Mécanismes de production des hautes fréquences chez les grillons et rôle des fréquences fantômes

Des chercheurs du Muséum national d’Histoire naturelle et du CNRS, associés à des collègues britanniques ont révélé la manière dont certains grillons ont évolué pour produire des chants d’appel dont les fréquences sont beaucoup plus hautes que celles des autres grillons. En utilisant les capacités sonores non exploitées de leurs ancêtres, les grillons en question ont vu leur chant doubler ou tripler leur valeur de fréquence, passant de 4-8 KHz à 14-26 KHz, soit des signaux à hautes fréquences, bien au-delà du seuil audible par l’oreille humaine (20 kHz).

Ces grillons appartiennent à la sous-famille des Eneopterinae, particulièrement diversifiée dans la région Pacifique et ont pu être étudiés notamment à Singapour et en Nouvelle-Calédonie entre 2009 et 2012 lors d’expéditions organisées par le Muséum national d’Histoire naturelle et l’ANR Bioneocal. Les chercheurs ont ainsi découvert que l’évolution des hautes fréquences était due à une modification de la densité des dents de leur appareil stridulatoire couplée à une exploitation de résonances déjà existantes dans le chant de leurs ancêtres sous forme de vibrations harmoniques.

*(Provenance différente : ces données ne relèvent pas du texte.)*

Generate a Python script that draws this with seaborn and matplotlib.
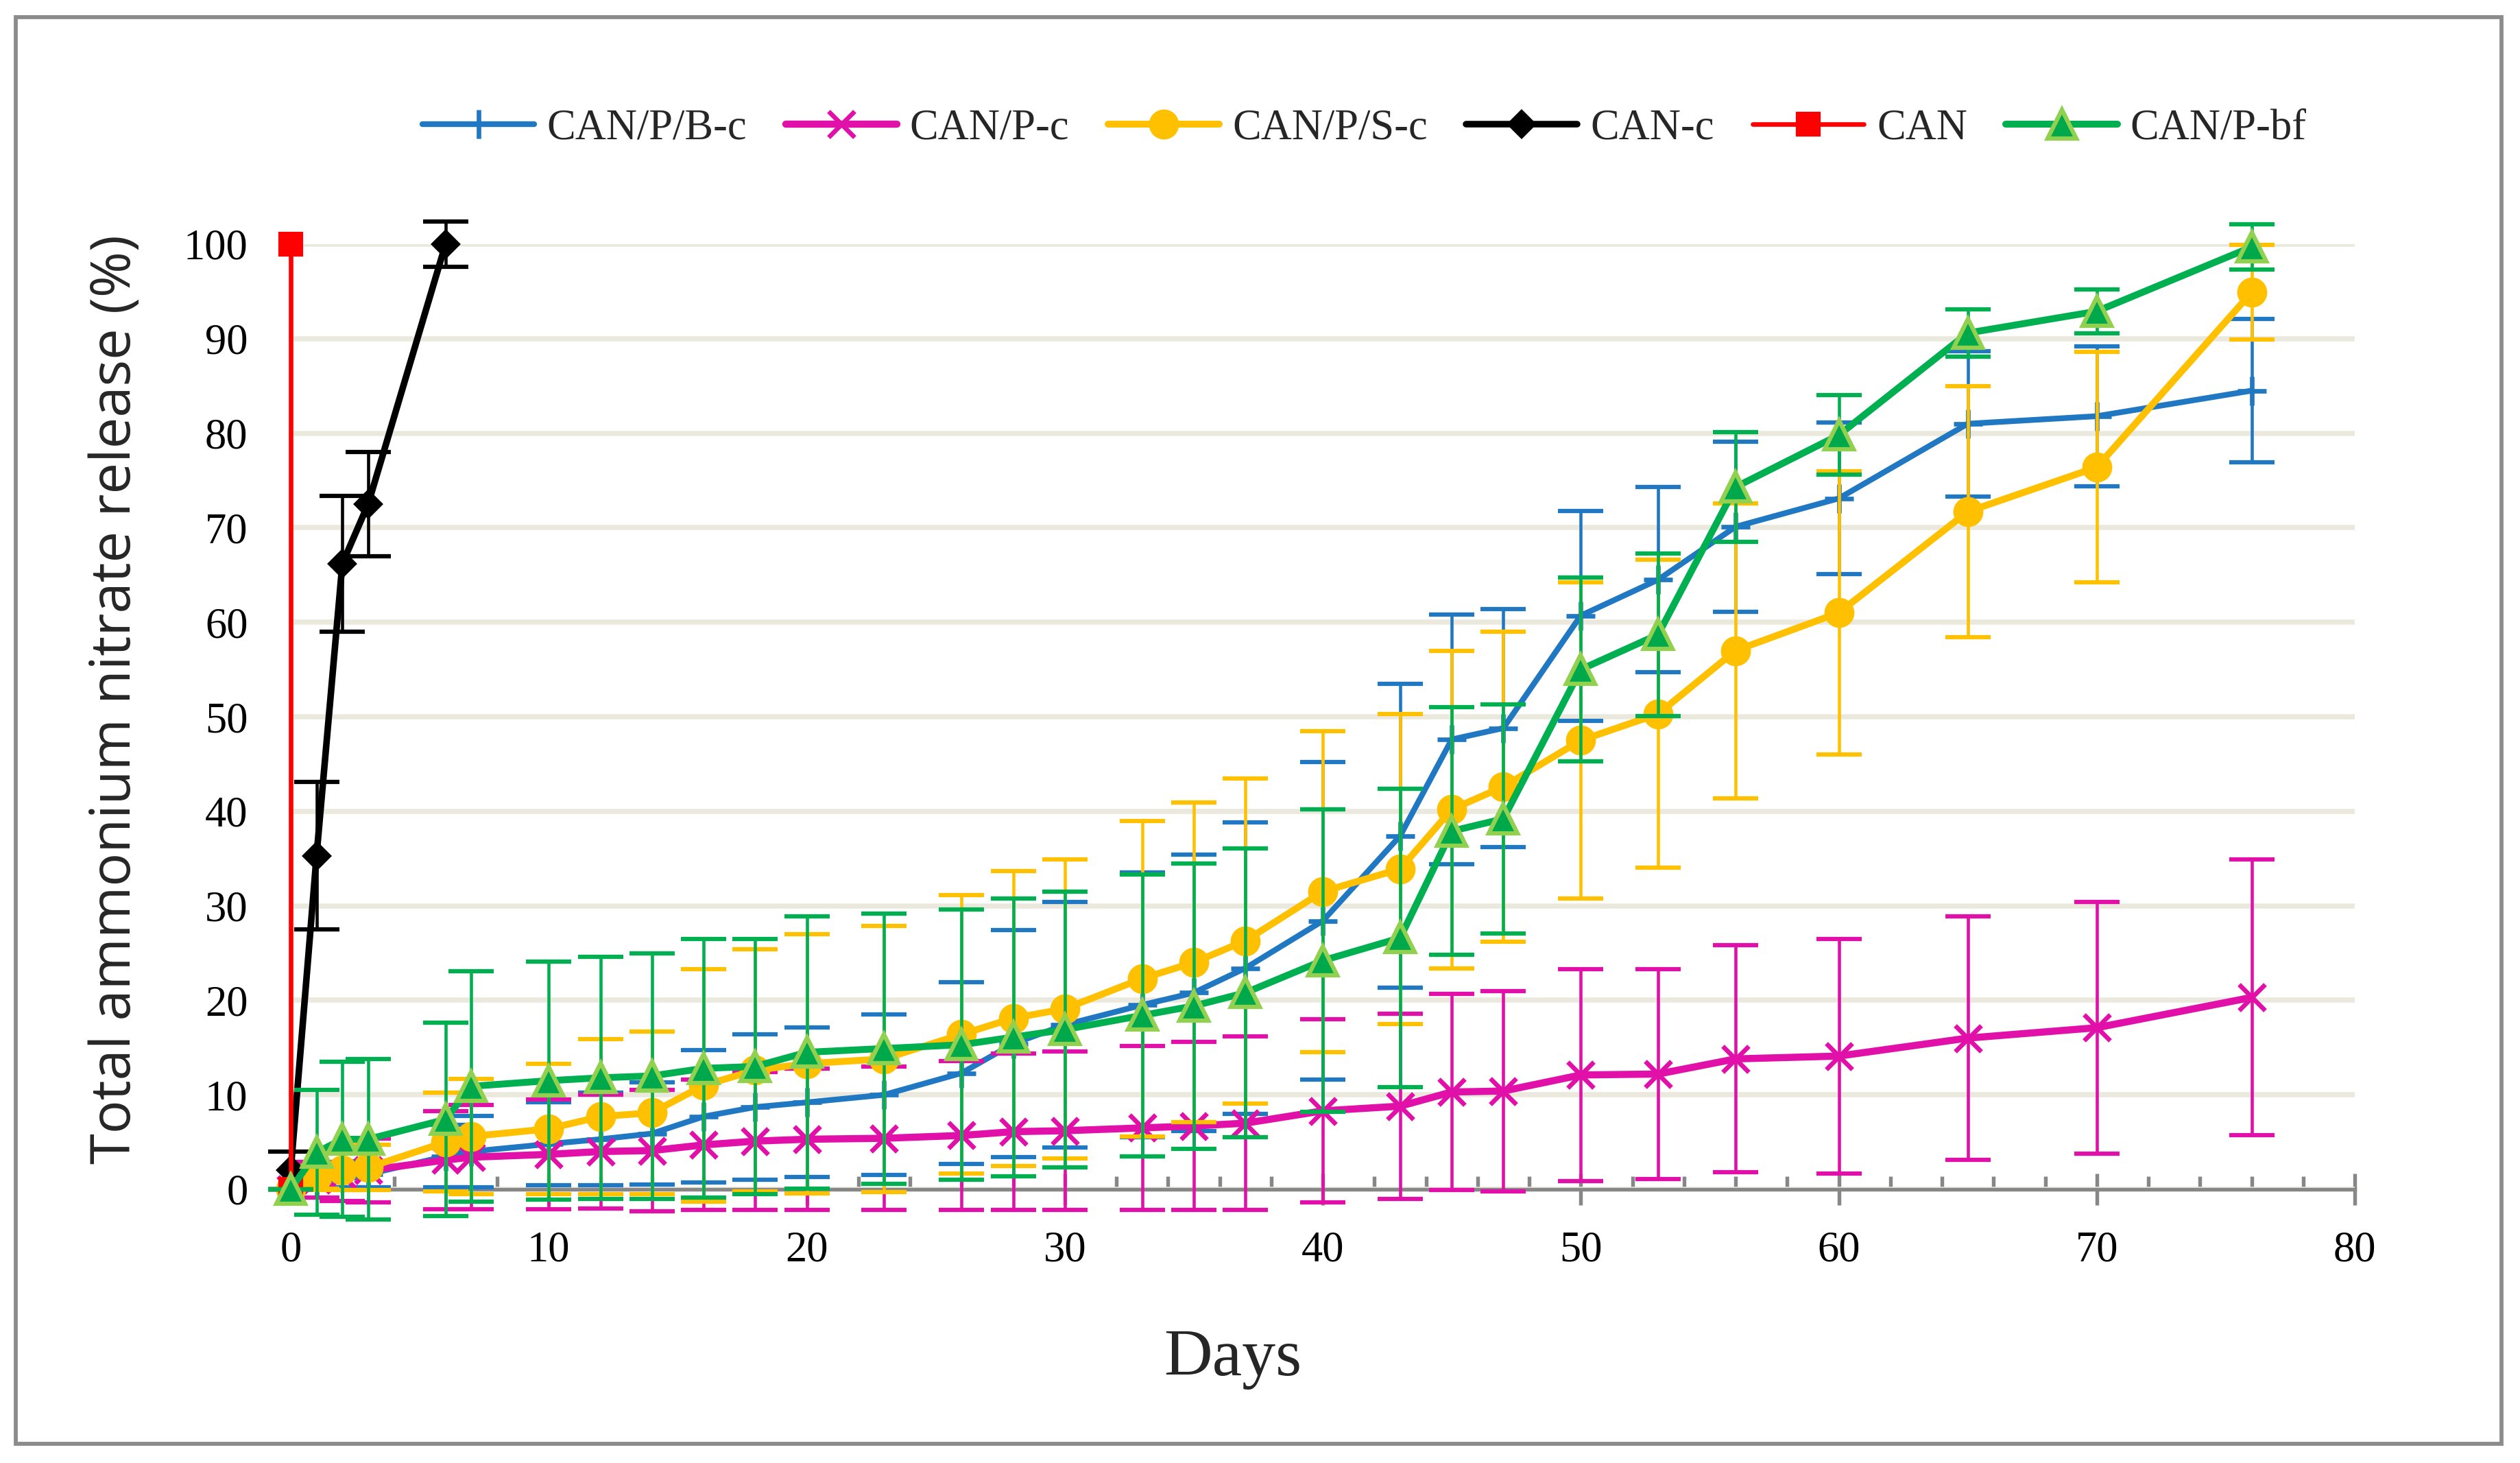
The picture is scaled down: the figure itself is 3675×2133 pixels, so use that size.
import numpy as np
import pandas as pd
import matplotlib
matplotlib.use("Agg")
import matplotlib.pyplot as plt
import seaborn as sns
from matplotlib.patches import Rectangle
from matplotlib.ticker import MultipleLocator

# ---------------- data ----------------
days = [0, 1, 2, 3, 6, 7, 10, 12, 14, 16, 18, 20, 23, 26, 28, 30, 33, 35, 37,
        40, 43, 45, 47, 50, 53, 56, 60, 65, 70, 76]

pbc_val = [0, 0.8, 1.2, 1.6, 3.5, 4.0, 4.8, 5.3, 5.9, 7.7, 8.7, 9.2, 10.0, 12.3,
           15.4, 17.4, 19.5, 20.8, 23.4, 28.4, 37.4, 47.6, 48.8, 60.7, 64.5,
           70.1, 73.1, 81.0, 81.8, 84.5]
pbc_err = [0, 0.8, 1.0, 1.4, 3.3, 3.8, 4.4, 4.9, 5.4, 7.0, 7.7, 7.9, 8.5, 9.6,
           12.0, 13.0, 14.0, 14.6, 15.4, 16.8, 16.1, 13.2, 12.6, 11.1, 9.8,
           9.0, 8.0, 7.7, 7.4, 7.6]

pc_val = [0, 1.0, 1.5, 2.0, 3.1, 3.4, 3.7, 4.0, 4.1, 4.7, 5.1, 5.3, 5.4, 5.7,
          6.1, 6.2, 6.5, 6.7, 7.0, 8.3, 8.8, 10.3, 10.4, 12.1, 12.2, 13.8,
          14.1, 16.0, 17.1, 20.3]
pc_err = [0, 1.9, 2.7, 3.4, 5.2, 5.5, 5.8, 6.0, 6.4, 6.9, 7.3, 7.5, 7.6, 7.9,
          8.3, 8.4, 8.7, 8.9, 9.2, 9.7, 9.8, 10.4, 10.6, 11.2, 11.1, 12.0,
          12.4, 12.9, 13.3, 14.6]

psc_val = [0, 1.3, 2.0, 2.3, 5.0, 5.6, 6.4, 7.7, 8.1, 11.0, 12.6, 13.3, 13.8,
           16.4, 18.1, 19.1, 22.3, 24.0, 26.3, 31.5, 33.9, 40.2, 42.6, 47.5,
           50.3, 57.0, 61.0, 71.7, 76.4, 94.9]
psc_err = [0, 1.2, 2.1, 2.4, 5.2, 6.1, 6.9, 8.2, 8.6, 12.3, 12.8, 13.7, 14.1,
           14.7, 15.6, 15.8, 16.7, 16.9, 17.2, 17.0, 16.4, 16.8, 16.4, 16.7,
           16.3, 15.6, 15.0, 13.3, 12.2, 5.0]

canc_days = [0, 1, 2, 3, 6]
canc_val = [2.0, 35.3, 66.2, 72.5, 100.0]
canc_err = [2.0, 7.8, 7.2, 5.5, 2.4]

can_days = [0, 0]
can_val = [0, 100]

pbf_val = [0, 3.9, 5.3, 5.3, 7.4, 10.9, 11.5, 11.8, 12.0, 12.8, 13.0, 14.5,
           14.9, 15.3, 16.1, 16.9, 18.4, 19.4, 20.8, 24.2, 26.6, 37.9, 39.2,
           55.0, 58.7, 74.3, 79.8, 90.6, 92.9, 99.7]
pbf_err = [0, 6.6, 8.2, 8.5, 10.2, 12.2, 12.6, 12.8, 13.0, 13.7, 13.5, 14.4,
           14.3, 14.3, 14.7, 14.6, 14.9, 15.1, 15.3, 16.0, 15.8, 13.1, 12.1,
           9.7, 8.6, 5.8, 4.2, 2.5, 2.3, 2.4]

labels = ["CAN/P/B-c", "CAN/P-c", "CAN/P/S-c", "CAN-c", "CAN", "CAN/P-bf"]
x_ticks = [0, 10, 20, 30, 40, 50, 60, 70, 80]
y_ticks = [0, 10, 20, 30, 40, 50, 60, 70, 80, 90, 100]

# ---------------- style ----------------
sns.set_theme(style="white")
plt.rcParams["font.family"] = ["Liberation Serif", "DejaVu Serif"]

W, H = 3675, 2133
fig = plt.figure(figsize=(W / 300, H / 300), dpi=300)
x0, x1, y0, y1 = 424, 3434, 356, 1734
ax = fig.add_axes([x0 / W, 1 - y1 / H, (x1 - x0) / W, (y1 - y0) / H])

series = [
    dict(label=labels[0], x=days, y=pbc_val, e=pbc_err, c="#1F78C1", m="+",
         ms=10, lw=2.0, mfc="#1F78C1", mec="#1F78C1", mew=1.6),
    dict(label=labels[1], x=days, y=pc_val, e=pc_err, c="#E010A8", m="x",
         ms=9, lw=2.5, mfc="#E010A8", mec="#E010A8", mew=1.6),
    dict(label=labels[2], x=days, y=psc_val, e=psc_err, c="#FFC000", m="o",
         ms=9.5, lw=2.4, mfc="#FFC000", mec="#FFC000", mew=1.0),
    dict(label=labels[3], x=canc_days, y=canc_val, e=canc_err, c="#000000",
         m="D", ms=6.5, lw=2.3, mfc="#000000", mec="#000000", mew=1.0),
    dict(label=labels[4], x=can_days, y=can_val, e=None, c="#FF0000", m="s",
         ms=7.5, lw=1.6, mfc="#FF0000", mec="#FF0000", mew=1.0),
    dict(label=labels[5], x=days, y=pbf_val, e=pbf_err, c="#00B050", m="^",
         ms=10, lw=2.4, mfc="#00A84C", mec="#92D050", mew=1.5),
]

for i, s in enumerate(series):
    z = 3 + i
    df = pd.DataFrame({"Days": s["x"], "Release": s["y"]})
    if s["e"] is not None:
        cont = ax.errorbar(s["x"], s["y"], yerr=s["e"], fmt="none",
                           ecolor=s["c"], elinewidth=1.1, capsize=8,
                           capthick=1.5, zorder=z)
        for art in cont.get_children():
            art.set_clip_on(False)
    sns.lineplot(data=df, x="Days", y="Release", estimator=None, sort=False,
                 ax=ax, color=s["c"], lw=s["lw"], marker=s["m"],
                 markersize=s["ms"], markerfacecolor=s["mfc"],
                 markeredgecolor=s["mec"], markeredgewidth=s["mew"],
                 label=s["label"], zorder=z + 0.5, clip_on=False)

ax.set_xlim(0, 80)
ax.set_ylim(0, 100)
ax.set_xticks(x_ticks)
ax.set_yticks(y_ticks)
ax.xaxis.set_minor_locator(MultipleLocator(2))
ax.set_xlabel("")
ax.set_ylabel("")

ax.yaxis.grid(True, color="#EBE9DD", lw=1.8)
ax.xaxis.grid(False)
ax.set_axisbelow(True)
for sp in ["left", "top", "right"]:
    ax.spines[sp].set_visible(False)
ax.spines["bottom"].set_color("#878787")
ax.spines["bottom"].set_linewidth(1.3)
ax.spines["bottom"].set_zorder(2.5)

ax.tick_params(axis="x", which="major", direction="inout", length=11,
               width=1.3, color="#878787", pad=9, labelsize=15,
               labelcolor="black", bottom=True)
ax.tick_params(axis="x", which="minor", direction="in", length=4.5,
               width=1.3, color="#878787", bottom=True)
ax.tick_params(axis="y", which="both", length=0, pad=15, labelsize=15,
               labelcolor="black")

handles, labs = ax.get_legend_handles_labels()
ax.legend(handles, labs, loc="center", bbox_to_anchor=(0.5415, 0.912),
          bbox_transform=fig.transFigure, ncol=6, frameon=False,
          fontsize=15, handlelength=2.6, handletextpad=0.3,
          columnspacing=0.9)

fig.text(169 / W, 1 - 1020 / H, "Total ammonium nitrate release (%)",
         rotation=90, ha="center", va="center", fontsize=19.5,
         family=["Open Sans", "DejaVu Sans"])
fig.text(1798 / W, 1 - 1981 / H, "Days", ha="center", va="center",
         fontsize=23.5)

fig.patches.append(Rectangle((23 / W, 1 - 2105 / H), (3648 - 23) / W,
                             (2105 - 25) / H, transform=fig.transFigure,
                             fill=False, edgecolor="#8C8C8C", lw=1.4))

fig.savefig("out.png", dpi=300, facecolor="white")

En parallèle, l’étude du spectre sonore a révélé des fréquences dites fantômes à basses fréquences, ne jouant plus de rôle dans la communication actuelle de ces espèces, mais constituant un témoignage de l’évolution par à-coup des signaux de communication.

Le chant des grillons est en effet produit par un appareil spécialisé porté par les élytres, soit la première paire d’ailes rigidifiées. Cet appareil comprend notamment une nervure munie de petites dents sur sa face ventrale. Ces petites dents frottent l’autre élytre à la manière des dents d’un peigne sur lesquelles on passe le doigt. Le son produit possède alors une fréquence dépendant de l’espacement des dents et de la vitesse à laquelle elles sont frottées. Pour cette étude, l’équipe de recherche a mesuré à la fois les mouvements fins des élytres durant la stridulation à l’aide de vidéos à haute vitesse et de diodes ultrasensibles, mais aussi leurs propriétés vibratoires en utilisant des techniques de vibrométrie laser.

C’est ainsi qu’en combinant analyses fonctionnelles pointues et contexte phylogénétique, les scientifiques ont pu étudier l’évolution d’un groupe de grillons vers des chants d’appels dont les fréquences sont doublées ou triplées lors du processus mis en évidence.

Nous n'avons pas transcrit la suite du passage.